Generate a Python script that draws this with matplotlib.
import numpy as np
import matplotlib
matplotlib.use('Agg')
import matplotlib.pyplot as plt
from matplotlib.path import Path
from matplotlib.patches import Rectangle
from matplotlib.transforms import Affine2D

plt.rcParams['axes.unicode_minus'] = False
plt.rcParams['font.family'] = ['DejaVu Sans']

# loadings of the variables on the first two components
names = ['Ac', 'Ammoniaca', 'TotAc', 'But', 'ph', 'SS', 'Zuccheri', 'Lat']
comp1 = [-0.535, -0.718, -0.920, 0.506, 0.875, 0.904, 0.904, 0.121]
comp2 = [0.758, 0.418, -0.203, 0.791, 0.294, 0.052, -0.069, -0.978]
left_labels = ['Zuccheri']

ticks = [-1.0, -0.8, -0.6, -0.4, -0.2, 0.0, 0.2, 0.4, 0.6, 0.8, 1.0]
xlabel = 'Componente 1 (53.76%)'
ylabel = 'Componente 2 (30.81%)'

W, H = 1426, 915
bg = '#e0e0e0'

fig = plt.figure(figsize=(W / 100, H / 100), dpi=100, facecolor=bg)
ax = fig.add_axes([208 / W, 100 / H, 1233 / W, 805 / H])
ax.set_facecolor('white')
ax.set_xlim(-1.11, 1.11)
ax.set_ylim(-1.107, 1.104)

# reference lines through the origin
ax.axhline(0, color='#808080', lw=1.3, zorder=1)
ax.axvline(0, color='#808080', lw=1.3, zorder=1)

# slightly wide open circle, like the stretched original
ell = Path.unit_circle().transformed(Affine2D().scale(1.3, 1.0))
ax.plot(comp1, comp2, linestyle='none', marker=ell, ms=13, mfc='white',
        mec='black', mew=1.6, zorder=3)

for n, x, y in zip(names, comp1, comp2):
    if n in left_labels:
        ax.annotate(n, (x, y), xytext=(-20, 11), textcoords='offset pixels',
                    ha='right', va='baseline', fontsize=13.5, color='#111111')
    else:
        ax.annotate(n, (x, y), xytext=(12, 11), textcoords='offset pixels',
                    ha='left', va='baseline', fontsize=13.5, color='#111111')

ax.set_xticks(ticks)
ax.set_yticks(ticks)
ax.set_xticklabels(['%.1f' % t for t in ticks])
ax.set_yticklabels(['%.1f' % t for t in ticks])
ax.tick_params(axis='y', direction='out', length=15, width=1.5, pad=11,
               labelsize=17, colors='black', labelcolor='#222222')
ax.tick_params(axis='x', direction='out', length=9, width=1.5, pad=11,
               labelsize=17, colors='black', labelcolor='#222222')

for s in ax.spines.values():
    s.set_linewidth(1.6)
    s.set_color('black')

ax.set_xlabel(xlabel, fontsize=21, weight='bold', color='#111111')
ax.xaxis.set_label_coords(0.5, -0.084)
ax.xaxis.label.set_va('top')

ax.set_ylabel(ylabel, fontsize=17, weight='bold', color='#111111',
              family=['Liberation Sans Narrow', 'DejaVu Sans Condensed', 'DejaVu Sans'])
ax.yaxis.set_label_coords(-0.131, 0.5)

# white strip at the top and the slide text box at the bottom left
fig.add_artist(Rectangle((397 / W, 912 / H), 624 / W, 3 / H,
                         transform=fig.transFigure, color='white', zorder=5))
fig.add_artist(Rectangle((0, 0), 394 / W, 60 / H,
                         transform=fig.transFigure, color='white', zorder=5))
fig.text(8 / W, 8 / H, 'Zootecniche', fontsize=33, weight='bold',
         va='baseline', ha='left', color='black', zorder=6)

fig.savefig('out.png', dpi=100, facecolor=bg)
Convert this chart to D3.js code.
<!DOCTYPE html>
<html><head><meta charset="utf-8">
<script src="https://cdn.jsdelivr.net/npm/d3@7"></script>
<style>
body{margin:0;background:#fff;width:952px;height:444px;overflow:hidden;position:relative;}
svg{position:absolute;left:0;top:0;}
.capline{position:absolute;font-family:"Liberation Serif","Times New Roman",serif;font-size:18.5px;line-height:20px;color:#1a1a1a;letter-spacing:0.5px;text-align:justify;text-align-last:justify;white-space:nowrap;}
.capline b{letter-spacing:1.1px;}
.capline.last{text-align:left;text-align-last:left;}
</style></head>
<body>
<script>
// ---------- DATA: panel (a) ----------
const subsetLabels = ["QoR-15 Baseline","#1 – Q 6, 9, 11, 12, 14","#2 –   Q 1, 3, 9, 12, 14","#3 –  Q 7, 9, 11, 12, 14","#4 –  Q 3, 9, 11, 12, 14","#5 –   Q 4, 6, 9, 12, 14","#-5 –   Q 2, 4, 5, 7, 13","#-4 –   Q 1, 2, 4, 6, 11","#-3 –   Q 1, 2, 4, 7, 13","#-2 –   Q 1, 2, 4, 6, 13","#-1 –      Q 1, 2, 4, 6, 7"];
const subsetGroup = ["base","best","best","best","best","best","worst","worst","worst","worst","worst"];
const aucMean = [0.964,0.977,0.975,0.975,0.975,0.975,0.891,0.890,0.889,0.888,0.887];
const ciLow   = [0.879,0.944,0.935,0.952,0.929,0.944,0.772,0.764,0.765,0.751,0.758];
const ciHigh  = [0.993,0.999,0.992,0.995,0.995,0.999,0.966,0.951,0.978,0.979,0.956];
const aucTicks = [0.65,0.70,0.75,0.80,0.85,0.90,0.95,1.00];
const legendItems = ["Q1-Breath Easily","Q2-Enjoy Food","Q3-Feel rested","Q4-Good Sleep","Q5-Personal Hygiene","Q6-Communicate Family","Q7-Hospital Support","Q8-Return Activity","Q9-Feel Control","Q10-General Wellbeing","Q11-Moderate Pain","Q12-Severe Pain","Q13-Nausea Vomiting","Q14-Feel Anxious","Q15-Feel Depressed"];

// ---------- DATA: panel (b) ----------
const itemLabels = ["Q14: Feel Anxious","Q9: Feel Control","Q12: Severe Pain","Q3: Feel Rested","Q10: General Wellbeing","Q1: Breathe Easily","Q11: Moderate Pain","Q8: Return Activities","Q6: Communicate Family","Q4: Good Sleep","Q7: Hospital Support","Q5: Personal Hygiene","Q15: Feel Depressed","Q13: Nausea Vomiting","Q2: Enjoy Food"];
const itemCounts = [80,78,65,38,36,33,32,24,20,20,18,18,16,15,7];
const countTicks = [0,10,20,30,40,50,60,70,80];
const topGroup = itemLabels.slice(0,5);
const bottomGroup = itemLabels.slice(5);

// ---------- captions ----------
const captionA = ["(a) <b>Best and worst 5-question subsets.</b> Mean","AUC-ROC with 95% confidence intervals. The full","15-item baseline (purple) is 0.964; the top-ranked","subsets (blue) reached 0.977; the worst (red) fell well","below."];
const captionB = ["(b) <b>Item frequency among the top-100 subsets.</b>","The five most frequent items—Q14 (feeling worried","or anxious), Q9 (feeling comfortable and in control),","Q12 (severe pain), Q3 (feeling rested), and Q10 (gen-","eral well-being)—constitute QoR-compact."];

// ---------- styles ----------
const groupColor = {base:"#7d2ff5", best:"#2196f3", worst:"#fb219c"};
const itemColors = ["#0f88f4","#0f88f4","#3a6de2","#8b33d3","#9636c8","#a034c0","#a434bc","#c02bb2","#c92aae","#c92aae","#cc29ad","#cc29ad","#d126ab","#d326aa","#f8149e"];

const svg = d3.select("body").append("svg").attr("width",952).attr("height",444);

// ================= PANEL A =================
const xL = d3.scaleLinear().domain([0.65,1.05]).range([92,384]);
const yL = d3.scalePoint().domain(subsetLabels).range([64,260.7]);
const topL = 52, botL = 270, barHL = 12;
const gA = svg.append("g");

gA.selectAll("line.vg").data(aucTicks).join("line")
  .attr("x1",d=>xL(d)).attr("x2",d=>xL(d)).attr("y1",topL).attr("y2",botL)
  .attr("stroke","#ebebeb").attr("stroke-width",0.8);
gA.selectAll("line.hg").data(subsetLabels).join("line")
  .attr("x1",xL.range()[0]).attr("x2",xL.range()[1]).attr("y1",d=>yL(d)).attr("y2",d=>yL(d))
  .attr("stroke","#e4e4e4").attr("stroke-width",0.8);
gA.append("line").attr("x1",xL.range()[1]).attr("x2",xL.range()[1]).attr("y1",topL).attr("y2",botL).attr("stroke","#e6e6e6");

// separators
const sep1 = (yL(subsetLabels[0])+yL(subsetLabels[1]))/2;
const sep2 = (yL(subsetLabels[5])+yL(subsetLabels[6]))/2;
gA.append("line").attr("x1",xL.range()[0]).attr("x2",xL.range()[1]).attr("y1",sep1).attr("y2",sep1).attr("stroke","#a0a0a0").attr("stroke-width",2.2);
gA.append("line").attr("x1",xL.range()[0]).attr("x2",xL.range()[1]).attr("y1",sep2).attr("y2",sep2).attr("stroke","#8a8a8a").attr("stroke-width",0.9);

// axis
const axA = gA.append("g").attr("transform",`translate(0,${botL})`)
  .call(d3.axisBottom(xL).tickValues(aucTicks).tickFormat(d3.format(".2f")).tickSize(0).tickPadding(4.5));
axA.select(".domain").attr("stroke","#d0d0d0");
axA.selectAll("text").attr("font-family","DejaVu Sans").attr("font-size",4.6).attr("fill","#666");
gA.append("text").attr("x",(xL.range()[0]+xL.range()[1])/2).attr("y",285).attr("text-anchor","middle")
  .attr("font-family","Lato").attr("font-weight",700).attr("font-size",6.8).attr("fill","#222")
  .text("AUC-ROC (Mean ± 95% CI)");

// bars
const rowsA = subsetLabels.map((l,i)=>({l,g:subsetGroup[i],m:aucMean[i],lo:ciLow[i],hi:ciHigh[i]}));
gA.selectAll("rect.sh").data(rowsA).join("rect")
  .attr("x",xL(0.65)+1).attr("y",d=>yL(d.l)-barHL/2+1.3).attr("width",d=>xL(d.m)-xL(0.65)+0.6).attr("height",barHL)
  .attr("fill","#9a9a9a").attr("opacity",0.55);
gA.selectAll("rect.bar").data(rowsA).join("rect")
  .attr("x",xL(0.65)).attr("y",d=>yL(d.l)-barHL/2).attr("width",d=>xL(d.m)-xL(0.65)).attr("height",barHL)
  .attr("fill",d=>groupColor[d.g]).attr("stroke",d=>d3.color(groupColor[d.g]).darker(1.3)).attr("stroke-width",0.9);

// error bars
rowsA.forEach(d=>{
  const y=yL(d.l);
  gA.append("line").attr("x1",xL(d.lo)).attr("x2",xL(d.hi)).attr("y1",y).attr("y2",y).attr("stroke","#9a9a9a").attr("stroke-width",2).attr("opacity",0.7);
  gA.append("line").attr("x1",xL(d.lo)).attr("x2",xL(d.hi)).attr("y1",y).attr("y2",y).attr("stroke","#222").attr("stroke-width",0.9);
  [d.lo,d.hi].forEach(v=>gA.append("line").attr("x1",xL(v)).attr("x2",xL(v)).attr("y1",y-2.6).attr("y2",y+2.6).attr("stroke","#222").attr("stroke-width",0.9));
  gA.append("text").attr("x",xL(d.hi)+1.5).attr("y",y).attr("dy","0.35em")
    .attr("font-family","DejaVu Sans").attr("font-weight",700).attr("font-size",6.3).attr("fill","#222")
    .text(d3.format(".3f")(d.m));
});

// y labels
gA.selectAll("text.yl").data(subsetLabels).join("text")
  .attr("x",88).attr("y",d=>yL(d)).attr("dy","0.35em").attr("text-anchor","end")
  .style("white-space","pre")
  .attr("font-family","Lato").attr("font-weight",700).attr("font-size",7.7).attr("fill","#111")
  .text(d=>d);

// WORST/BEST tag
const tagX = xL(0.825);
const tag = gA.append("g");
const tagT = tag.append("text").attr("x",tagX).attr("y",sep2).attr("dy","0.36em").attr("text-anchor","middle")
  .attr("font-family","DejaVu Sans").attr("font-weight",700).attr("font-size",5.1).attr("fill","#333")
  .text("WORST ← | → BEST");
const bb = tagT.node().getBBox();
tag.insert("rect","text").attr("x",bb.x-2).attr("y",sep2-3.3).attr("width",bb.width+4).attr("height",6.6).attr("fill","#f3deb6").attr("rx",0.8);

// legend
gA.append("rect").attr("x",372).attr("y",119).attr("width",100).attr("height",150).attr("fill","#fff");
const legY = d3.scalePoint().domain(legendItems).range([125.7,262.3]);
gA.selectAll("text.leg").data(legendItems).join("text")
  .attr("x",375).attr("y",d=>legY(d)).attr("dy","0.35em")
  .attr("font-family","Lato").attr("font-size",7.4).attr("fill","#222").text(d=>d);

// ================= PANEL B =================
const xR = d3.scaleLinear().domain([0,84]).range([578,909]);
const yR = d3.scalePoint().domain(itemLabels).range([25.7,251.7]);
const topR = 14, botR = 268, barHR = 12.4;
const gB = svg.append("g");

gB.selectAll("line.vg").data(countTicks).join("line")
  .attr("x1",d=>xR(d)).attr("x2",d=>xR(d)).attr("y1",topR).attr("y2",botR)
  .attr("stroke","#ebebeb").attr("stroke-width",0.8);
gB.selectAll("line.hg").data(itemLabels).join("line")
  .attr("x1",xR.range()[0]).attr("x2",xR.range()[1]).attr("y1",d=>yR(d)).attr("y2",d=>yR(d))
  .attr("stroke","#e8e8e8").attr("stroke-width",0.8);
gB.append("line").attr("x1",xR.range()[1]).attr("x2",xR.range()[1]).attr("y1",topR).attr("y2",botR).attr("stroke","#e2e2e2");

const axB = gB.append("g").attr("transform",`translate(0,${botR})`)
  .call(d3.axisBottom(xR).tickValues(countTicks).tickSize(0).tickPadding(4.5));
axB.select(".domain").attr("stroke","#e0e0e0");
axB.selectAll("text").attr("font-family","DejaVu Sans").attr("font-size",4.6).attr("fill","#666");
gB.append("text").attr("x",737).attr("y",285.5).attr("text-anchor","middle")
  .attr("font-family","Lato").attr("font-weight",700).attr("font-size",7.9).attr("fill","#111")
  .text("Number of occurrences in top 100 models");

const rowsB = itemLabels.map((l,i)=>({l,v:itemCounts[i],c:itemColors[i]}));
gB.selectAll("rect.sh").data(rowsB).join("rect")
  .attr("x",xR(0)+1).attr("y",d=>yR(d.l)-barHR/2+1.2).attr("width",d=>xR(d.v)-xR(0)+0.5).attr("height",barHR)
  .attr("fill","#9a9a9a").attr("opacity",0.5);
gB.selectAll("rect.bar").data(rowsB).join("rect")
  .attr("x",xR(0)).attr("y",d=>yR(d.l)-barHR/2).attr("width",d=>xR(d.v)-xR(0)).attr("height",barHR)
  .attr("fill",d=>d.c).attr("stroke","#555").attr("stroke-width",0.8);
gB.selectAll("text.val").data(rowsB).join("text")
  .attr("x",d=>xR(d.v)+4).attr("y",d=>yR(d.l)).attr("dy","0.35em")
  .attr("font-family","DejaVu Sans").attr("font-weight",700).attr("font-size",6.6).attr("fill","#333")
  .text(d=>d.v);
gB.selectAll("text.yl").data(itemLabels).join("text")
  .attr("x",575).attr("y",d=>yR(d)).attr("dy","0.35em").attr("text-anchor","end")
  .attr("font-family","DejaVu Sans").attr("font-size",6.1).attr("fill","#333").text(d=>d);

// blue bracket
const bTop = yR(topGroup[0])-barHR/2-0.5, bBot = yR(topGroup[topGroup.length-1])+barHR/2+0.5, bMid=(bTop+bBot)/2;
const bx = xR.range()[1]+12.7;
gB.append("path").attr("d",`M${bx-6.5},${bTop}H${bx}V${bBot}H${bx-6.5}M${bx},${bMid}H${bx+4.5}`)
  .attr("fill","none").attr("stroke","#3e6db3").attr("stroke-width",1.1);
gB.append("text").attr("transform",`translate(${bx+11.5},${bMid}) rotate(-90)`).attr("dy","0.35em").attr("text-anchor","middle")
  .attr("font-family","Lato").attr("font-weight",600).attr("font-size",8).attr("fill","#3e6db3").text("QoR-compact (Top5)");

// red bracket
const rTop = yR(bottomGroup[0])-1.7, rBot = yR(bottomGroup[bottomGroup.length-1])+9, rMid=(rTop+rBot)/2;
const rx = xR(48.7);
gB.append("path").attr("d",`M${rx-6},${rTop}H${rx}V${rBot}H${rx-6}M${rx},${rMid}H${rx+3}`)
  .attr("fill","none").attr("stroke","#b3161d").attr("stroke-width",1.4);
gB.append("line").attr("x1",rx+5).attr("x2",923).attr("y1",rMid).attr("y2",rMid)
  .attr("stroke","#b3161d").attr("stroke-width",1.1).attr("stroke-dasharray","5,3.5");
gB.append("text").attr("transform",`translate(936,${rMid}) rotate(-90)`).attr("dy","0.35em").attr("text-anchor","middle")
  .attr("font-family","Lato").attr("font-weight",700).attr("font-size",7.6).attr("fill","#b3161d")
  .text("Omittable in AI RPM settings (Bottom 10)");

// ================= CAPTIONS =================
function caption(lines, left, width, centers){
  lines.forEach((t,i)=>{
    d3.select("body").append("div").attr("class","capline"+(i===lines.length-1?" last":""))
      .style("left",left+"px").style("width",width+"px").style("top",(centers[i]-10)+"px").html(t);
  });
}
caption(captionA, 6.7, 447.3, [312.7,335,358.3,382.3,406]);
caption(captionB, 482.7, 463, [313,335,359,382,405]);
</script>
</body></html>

□ □ □ □

What is asked → Locate the word "with" in the entries, and copy every line where it is found.

The completed task →
Generate a Python script that draws this with matplotlib.
const captionA = ["(a) <b>Best and worst 5-question subsets.</b> Mean","AUC-ROC with 95% confidence intervals. The full","15-item baseline (purple) is 0.964; the top-ranked","subsets (blue) reached 0.977; the worst (red) fell well","below."];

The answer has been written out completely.